Ce rapport a établi que les pratiques de Google étaient anticoncurrentielles et que le géant de l’Internet abusait de sa position dominante sur le Web. Il indique que « ces pratiques ont causé et continueront a causé un réel préjudice aux consommateurs et à l’innovation sur les marchés de la publicité et de la recherche en ligne ». Le rapport conseillait d’engager une poursuite judiciaire sur trois activités de l’entreprise, ce qui aura conduit à la plus importante affaire judiciaire depuis le cas Microsoft en 1990. Mais la FTC a décidé en 2013 de classer l’affaire sans suite après avoir eu la garantie que Google changerait ses pratiques, ce qui souligne le Wall Street Journal est assez inhabituel pour la FTC.

Certes la FTC est une organisation indépendante mais Google bénéficie du soutien de l’exécutif américain qui voit dans Google et les GAFA un vecteur de sa suprémacie, voire de son hégémonie sur Internet et sur l’économie en général. D’ailleurs, Barack Obama avait assez mal réagi lorsque la possibilité d’une initiative européenne contre Google prenait corps et n’avait pas hésité à accuser l’Union européenne de faire preuve d’opportunisme dans sa lutte sur le respect de la vie privée ou de pratiques anticoncurrentielles. « Nous dominons l’Internet, Nos entreprises l’ont créé, l’ont étendu, l’ont perfectionné à un niveau auquel l’Europe ne peut pas concurrencer », avait asséné le président américain.

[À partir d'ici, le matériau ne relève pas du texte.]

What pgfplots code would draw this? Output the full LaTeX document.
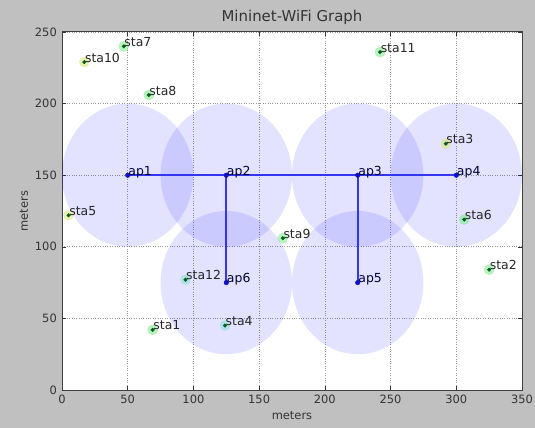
\documentclass[border=0pt]{standalone}
\usepackage{pgfplots}
\usepackage{pgfplotstable}
\usepackage{fontspec}
\setmainfont{DejaVu Sans}
\pgfplotsset{compat=1.18}
\definecolor{figbg}{HTML}{C0C0C0}
\definecolor{stadot}{HTML}{0B5A1E}
\definecolor{apdot}{HTML}{1010C8}
\definecolor{linkblue}{HTML}{3535F0}
\definecolor{halog}{HTML}{7CEB8C}
\definecolor{haloy}{HTML}{D8E87A}
\definecolor{haloc}{HTML}{8CE0D8}
\pgfplotstableread{
name x y cls
sta1 69 42 g
sta2 325 84 g
sta3 292 172 y
sta4 124 45 c
sta5 5 122 y
sta6 306 119 g
sta7 47 240 g
sta8 66 206 g
sta9 168 106 g
sta10 17 229 y
sta11 242 236 g
sta12 94 77 c
}\sta
\pgfplotstableread{
name x y
ap1 50 150
ap2 125 150
ap3 225 150
ap4 300 150
ap5 225 75
ap6 125 75
}\aps
\begin{document}
\begin{tikzpicture}
\fill[figbg] (0,0) rectangle (535bp,428bp);
\begin{axis}[
  at={(62bp,38bp)}, anchor=south west,
  scale only axis, width=460bp, height=358bp,
  xmin=0, xmax=350, ymin=0, ymax=250,
  axis background/.style={fill=white},
  xtick={0,50,...,350}, ytick={0,50,...,250},
  tick align=inside, tick pos=both,
  major tick length=4bp,
  every tick/.style={black!80, line width=0.6pt},
  axis line style={black!75, line width=1pt},
  grid=major,
  major grid style={dotted, black!40, line width=0.7pt},
  /pgf/number format/assume math mode=true,
  tick label style={font=\fontsize{11.5}{12}\selectfont, text=black!80},
  xticklabel style={anchor=north, inner sep=0pt, yshift=-5bp},
  yticklabel style={anchor=east, inner sep=0pt, xshift=-5bp},
  xlabel={meters}, ylabel={meters},
  label style={font=\fontsize{11.5}{12}\selectfont, text=black!80},
  xlabel style={at={(axis description cs:0.5,0)}, anchor=center, yshift=-26bp, inner sep=0pt},
  ylabel style={at={(axis description cs:-0.0826,0.5)}, anchor=center, inner sep=0pt},
  title={Mininet-WiFi Graph},
  title style={at={(axis description cs:0.5,1)}, anchor=base, yshift=5bp, inner sep=0pt,
    font=\fontsize{15}{17}\selectfont, text=black!80},
  clip=true,
]
% coverage ranges (radius 50 m) around each access point
\fill[blue, fill opacity=0.11] (axis cs:50,150) ellipse [x radius=50, y radius=50];
\fill[blue, fill opacity=0.11] (axis cs:125,150) ellipse [x radius=50, y radius=50];
\fill[blue, fill opacity=0.11] (axis cs:225,150) ellipse [x radius=50, y radius=50];
\fill[blue, fill opacity=0.11] (axis cs:300,150) ellipse [x radius=50, y radius=50];
\fill[blue, fill opacity=0.11] (axis cs:225,75) ellipse [x radius=50, y radius=50];
\fill[blue, fill opacity=0.11] (axis cs:125,75) ellipse [x radius=50, y radius=50];
% links
\addplot[draw=linkblue, line width=1.6pt, no marks] coordinates {(50,150) (125,150) (225,150) (300,150)};
\addplot[draw=linkblue, line width=1.6pt, no marks] coordinates {(125,150) (125,75)};
\addplot[draw=linkblue, line width=1.6pt, no marks] coordinates {(225,150) (225,75)};
% station halos
\addplot[scatter, only marks, mark=*, mark size=5bp, point meta=explicit symbolic,
  scatter/classes={
    g={mark=*, draw=halog, fill=halog, opacity=0.55},
    y={mark=*, draw=haloy, fill=haloy, opacity=0.55},
    c={mark=*, draw=haloc, fill=haloc, opacity=0.55}}]
  table[x=x, y=y, meta=cls] {\sta};
% stations
\addplot[only marks, mark=*, mark size=1.8bp, mark options={draw=stadot, fill=stadot},
  nodes near coords, point meta=explicit symbolic,
  every node near coord/.style={anchor=base west, inner sep=0pt, xshift=0.5bp,
    font=\fontsize{12.5}{13}\selectfont, text=black!85}]
  table[x=x, y=y, meta=name] {\sta};
% access points
\addplot[only marks, mark=*, mark size=2.3bp, mark options={draw=apdot, fill=apdot},
  nodes near coords, point meta=explicit symbolic,
  every node near coord/.style={anchor=base west, inner sep=0pt, xshift=0.5bp,
    font=\fontsize{12.5}{13}\selectfont, text=black!80!blue}]
  table[x=x, y=y, meta=name] {\aps};
\end{axis}
\end{tikzpicture}
\end{document}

Aux Etats-Unis, des actions pour démanteler des entreprises pour pratiques anticoncurrentielles ont été lancées mais n’ont pas toutes abouti, loin de là (Google peut-il être démantelé ?).

Alors que cette initiative européenne intervient en raison de la trop grande puissance de Google, les entreprises européennes des télécoms doivent, elles, rassembler leur force – Nokia et Alcatel-Lucent vont bien fusionner – pour peser assez lourd sur le marché international.